Integrated Development Environments
Integrated Development Environments (IDEs) are software applications that combine source code editing, build automation, and debugging capabilities into a single interface to support software development workflows across multiple languages and platforms.
Expanded Explanation
1. Technical Function and Core Characteristics
An integrated development environment provides a source code editor, compiler or interpreter integration, build tools, and a debugger within one cohesive workspace. It often includes features such as syntax highlighting, code completion, refactoring tools, and project configuration management.
Many IDEs support plug-ins or extensions that add language support, static analysis, test execution, and version control integration. They usually maintain project metadata and configuration files to coordinate builds, dependencies, and execution targets within a consistent environment.
2. Enterprise Usage and Architectural Context
Enterprises use IDEs as part of standardized development toolchains to implement applications, services, and Infrastructure-as-Code (IaC) across on-premises (on-prem), cloud, and hybrid environments. Development teams commonly connect IDEs to artifact repositories, Continuous Integration (CI) systems, and issue tracking platforms.
Architects place IDEs alongside source control, build servers, and deployment automation in software delivery architectures. Security and compliance teams often configure Immutable Deployment Environment (IDE) policies, plug-ins, and templates to enforce coding standards, dependency controls, and secure configuration baselines.

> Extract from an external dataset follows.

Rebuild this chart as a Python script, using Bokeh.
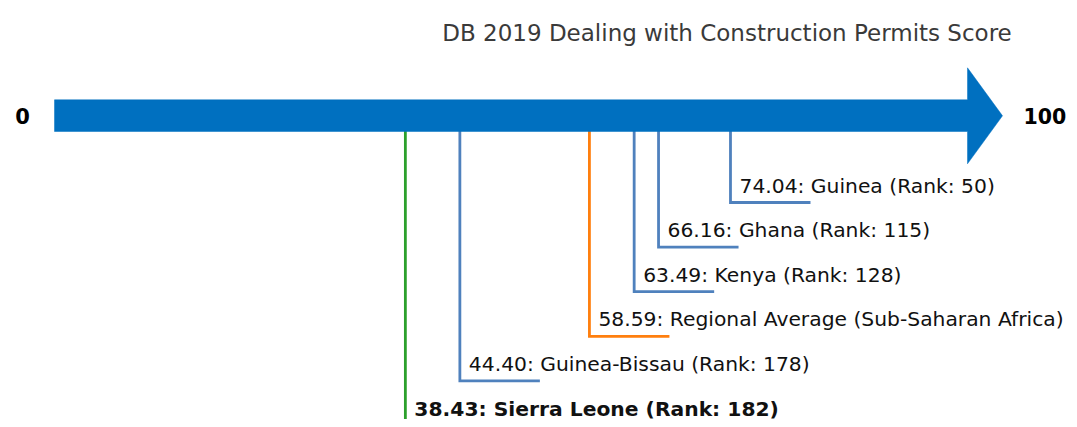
from bokeh.plotting import figure
from bokeh.models import Range1d
from bokeh.embed import file_html
from bokeh.resources import INLINE
from bokeh.core.properties import value

# ---- data ----
names = ["Sierra Leone", "Guinea-Bissau", "Regional Average (Sub-Saharan Africa)", "Kenya", "Ghana", "Guinea"]
scores = [38.43, 44.40, 58.59, 63.49, 66.16, 74.04]
ranks = [182, 178, None, 128, 115, 50]
title_text = "DB 2019 Dealing with Construction Permits Score"
scale_min, scale_max = 0, 100

# ---- styles ----
line_colors = ["#2CA02C", "#4F81BD", "#FF7F0E", "#4F81BD", "#4F81BD", "#4F81BD"]
bold = [True, False, False, False, False, False]
bar_color = "#0070C0"

W, H = 1069, 419
px_per_unit = 9.13
x0 = -54 / px_per_unit
p = figure(width=W, height=H, output_backend="svg", toolbar_location=None,
           x_range=Range1d(x0, x0 + W / px_per_unit), y_range=Range1d(H, 0),
           min_border=0)
p.axis.visible = False
p.grid.visible = False
p.outline_line_color = None
p.background_fill_color = "white"
p.border_fill_color = "white"

# leader lines
bar_y = 115
levels = [425 - 44.6 * i for i in range(len(scores))]
hl = 80 / px_per_unit
xs = [[s, s, s + hl] for s in scores]
ys = [[bar_y, lv, lv] for lv in levels]
p.multi_line(xs, ys, line_color=line_colors, line_width=2.8, line_join="miter")

# arrow
tip = scale_max + 35 / px_per_unit
ax = [scale_min, scale_max, scale_max, tip, scale_max, scale_max, scale_min]
ay = [99.3, 99.3, 67.3, 115.3, 163.3, 131, 131]
p.patch(ax, ay, fill_color=bar_color, line_color=bar_color, line_width=0.5)

# end labels
p.text([scale_min - 32 / px_per_unit], [bar_y], text=[str(scale_min)], text_align="center",
       text_baseline="middle", text_font=value("DejaVu Sans"), text_font_size="21px",
       text_font_style="bold", text_color="black")
p.text([tip + 21 / px_per_unit], [bar_y], text=[str(scale_max)], text_align="left",
       text_baseline="middle", text_font=value("DejaVu Sans"), text_font_size="20.5px",
       text_font_style="bold", text_color="black")

# labels
labels = []
for n, s, r in zip(names, scores, ranks):
    if r is None:
        labels.append(f"{s:.2f}: {n}")
    else:
        labels.append(f"{s:.2f}: {n} (Rank: {r})")
lx = [s + 9 / px_per_unit for s in scores]
ly = [lv - 17 for lv in levels]
for i in range(len(labels)):
    p.text([lx[i]], [ly[i]], text=[labels[i]], text_align="left", text_baseline="middle",
           text_font=value("DejaVu Sans"), text_font_size="20.3px",
           text_font_style="bold" if bold[i] else "normal", text_color="#111111")

# title
p.text([x0 + 726.5 / px_per_unit], [32], text=[title_text],
       text_align="center", text_baseline="middle", text_font=value("DejaVu Sans"),
       text_font_size="23px", text_color="#3a3a3a")

open("out.html", "w").write(file_html(p, INLINE))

3. Related or Adjacent Technologies
IDEs work with source code management systems, CI and continuous delivery pipelines, and artifact repositories. They interoperate with debuggers, profilers, static and dynamic analysis tools, and test frameworks that run locally or remotely.
Related tools include text editors with language extensions, command-line toolchains, and cloud-based development environments accessed through a browser. Low-code and model-driven development platforms sometimes embed IDE-like capabilities tailored to specific domains and runtime environments.
4. Business and Operational Significance
For enterprises, IDEs provide a controlled environment to standardize how developers write, test, and debug code. They support governance by centralizing plug-ins, templates, and security controls that align with organizational policies.
IDEs also support operational efficiency because they concentrate editing, debugging, and integration features in one tool. This concentration reduces context switching and enables development, QA, and operations teams to apply consistent practices across projects and environments.